Nash’s second look at ‘shonky’ contracts
Revenue Minister Stuart Nash has asked the Inland Revenue Department to ‘‘check again’’ whether contracts through which it will be provided with casual staff by recruitment company Madison Recruitment are legal.
The extraordinary request came amid a claim from Wellington employment lawyer Barbara Buckett that the contracts – which offer workers no certainty over the length of their employment, hours, wages or place of work – were ‘‘legally dubious’’.
That has been denied by Madison Recruitment, which says it sought independent legal advice and understood the contracts and accompanying work briefs were fully compliant with employment legislation.
Inland Revenue selected Madison to provide ‘‘contingent labour’’ to the department from September, replacing an existing contractor, Salmat.
But Unite Union said dozens of callcentre workers who had been employed by Salmat to answer calls for Inland Revenue had quit after seeing the new contracts.
They state that workers would be employed on a temporary basis by Madison, with hours and pay only agreed prior to each ‘‘client assignment’’ and with ‘‘no guarantee of continuous work’’.
The contracts also require workers to agree that Madison might be unable to give them written confirmation of their hours or pay – or details of where they would work or what they would do – even after they started an assignment, because these would vary and be ‘‘short term’’.
One worker who had been employed to work in Inland Revenue’s offices in Wellington since November, Ben Chipping, said the new contract was the worst he had ever seen.
Another said she felt as though she had ‘‘been treated like I am nobody and my skills mean absolutely nothing’’.
Buckett said that, in her view, the contracts were ‘‘legally dubious’’ and appeared to be trying to defeat the rights people had under common law.
‘‘I think they would have a lot of difficulty standing up . . . Why would a state-funded body try to get into something that is really quite shonky?’’
The contracts also ‘‘sat uneasily’’ with the Employment Relations (Triangular Employment) Amendment Bill currently going through Parliament.

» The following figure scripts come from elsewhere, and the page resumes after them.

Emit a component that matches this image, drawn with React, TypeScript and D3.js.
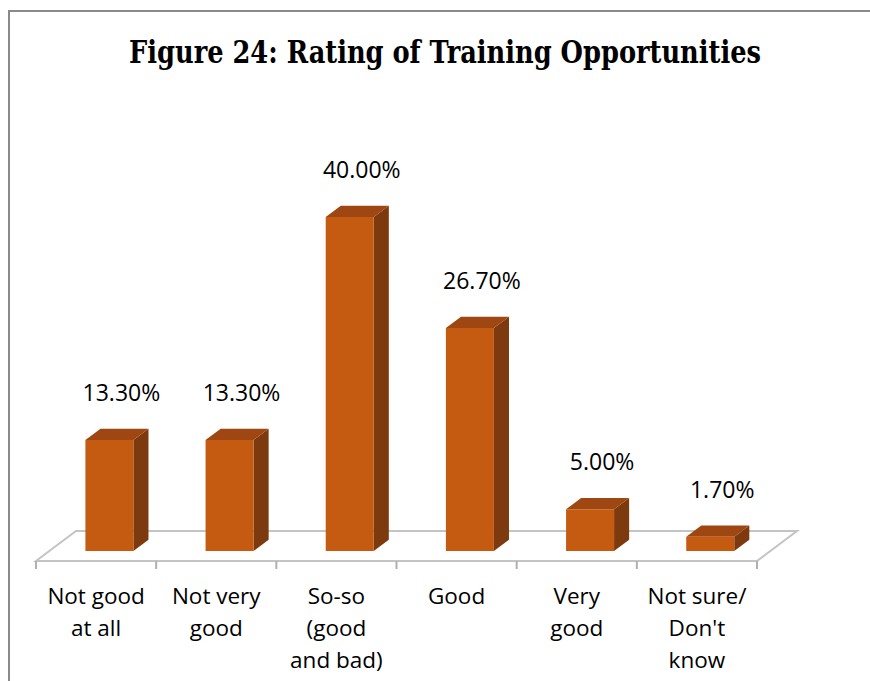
import React from "react";
import * as d3 from "d3";

const TITLE = "Figure 24: Rating of Training Opportunities";
const categories = ["Not good|at all", "Not very|good", "So-so|(good|and bad)", "Good", "Very|good", "Not sure/|Don't|know"];
const values = [13.3, 13.3, 40.0, 26.7, 5.0, 1.7];
const valueLabels = ["13.30%", "13.30%", "40.00%", "26.70%", "5.00%", "1.70%"];

const W = 870;
const H = 681;

// floor geometry
const floorLeft = 36;
const floorRight = 757;
const floorFrontY = 561;
const depthDX = 40;
const depthDY = -30;
const barFrontF = 0.333;
const barBackF = 0.71;
const barWidth = 48;

const FRONT = "#C55A11";
const TOP = "#9E4712";
const SIDE = "#7D3A0E";

export default function App() {
  const x = d3.scaleBand<number>().domain(d3.range(categories.length)).range([floorLeft, floorRight]).padding(0);
  const baseY = floorFrontY + depthDY * barFrontF;
  const y = d3.scaleLinear().domain([0, 40]).range([baseY, 217]);
  const bdx = depthDX * (barBackF - barFrontF);
  const bdy = depthDY * (barBackF - barFrontF);
  const fOffX = depthDX * barFrontF;

  const font = "'Open Sans', sans-serif";
  const floorPts = [
    [floorLeft, floorFrontY],
    [floorRight, floorFrontY],
    [floorRight + depthDX, floorFrontY + depthDY],
    [floorLeft + depthDX, floorFrontY + depthDY],
  ];
  const ticks = d3.range(categories.length + 1).map((i) => (i < categories.length ? x(i)! : floorRight));

  return (
    <div style={{ position: "absolute", left: 0, top: 0 }}>
      <svg width={W} height={H} style={{ display: "block" }}>
        <rect x={0} y={0} width={W} height={H} fill="#fff" />
        <rect x={9} y={11} width={W + 20} height={H + 20} fill="none" stroke="#8a8a8a" strokeWidth={2} />
        <text
          x={445}
          y={63}
          textAnchor="middle"
          fontFamily="'DejaVu Serif Condensed', 'DejaVu Serif', serif"
          fontWeight="bold"
          fontSize={31}
          textLength={632}
          lengthAdjust="spacingAndGlyphs"
          fill="#000"
        >
          {TITLE}
        </text>
        <polygon points={floorPts.map((p) => p.join(",")).join(" ")} fill="none" stroke="#c4c4c4" strokeWidth={2} />
        {ticks.map((t, i) => (
          <line key={i} x1={t} x2={t} y1={floorFrontY} y2={floorFrontY + 8} stroke="#b0b0b0" strokeWidth={2} />
        ))}
        {values.map((v, i) => {
          const cx = x(i)! + x.bandwidth() / 2 + fOffX;
          const x0 = cx - barWidth / 2;
          const x1 = cx + barWidth / 2;
          const yb = y(0);
          const yt = y(v);
          const front = `${x0},${yt} ${x1},${yt} ${x1},${yb} ${x0},${yb}`;
          const top = `${x0},${yt} ${x0 + bdx},${yt + bdy} ${x1 + bdx},${yt + bdy} ${x1},${yt}`;
          const side = `${x1},${yt} ${x1 + bdx},${yt + bdy} ${x1 + bdx},${yb + bdy} ${x1},${yb}`;
          return (
            <g key={i}>
              <polygon points={side} fill={SIDE} />
              <polygon points={top} fill={TOP} />
              <polygon points={front} fill={FRONT} />
              <text x={cx + 12} y={yt - 39} textAnchor="middle" fontFamily={font} fontSize={23} fill="#000">
                {valueLabels[i]}
              </text>
            </g>
          );
        })}
        {categories.map((c, i) => {
          const cx = x(i)! + x.bandwidth() / 2;
          return (
            <text key={i} textAnchor="middle" fontFamily={font} fontSize={22.5} fill="#000">
              {c.split("|").map((line, j) => (
                <tspan key={j} x={cx} y={604 + j * 32}>
                  {line}
                </tspan>
              ))}
            </text>
          );
        })}
      </svg>
    </div>
  );
}
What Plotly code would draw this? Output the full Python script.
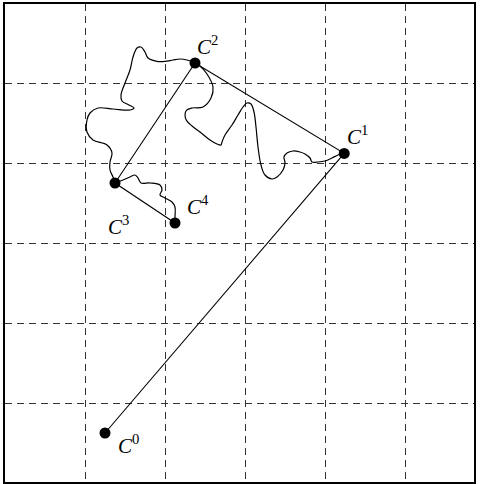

This bill was designed to ensure people’s contracts were with their ‘‘real employer’’, she said.
A spokeswoman for Nash said he was aware of concerns raised by Unite Union. He had been told by Inland Revenue that the contracts were not ‘‘zero hours’’ contracts.
But she said Nash had asked Inland Revenue ‘‘to check again to be sure the contracts comply with the law’’.
Madison said in a statement that it had sought independent legal advice and understood that the contracts and the job brief that accompanied them were ‘‘fully compliant with the minimum entitlement provisions of New Zealand employment legislation’’.
The firm said it updated its agreements to keep pace with any law changes, and was working with Inland Revenue to provide ‘‘an agile and flexible contingent workforce solution’’.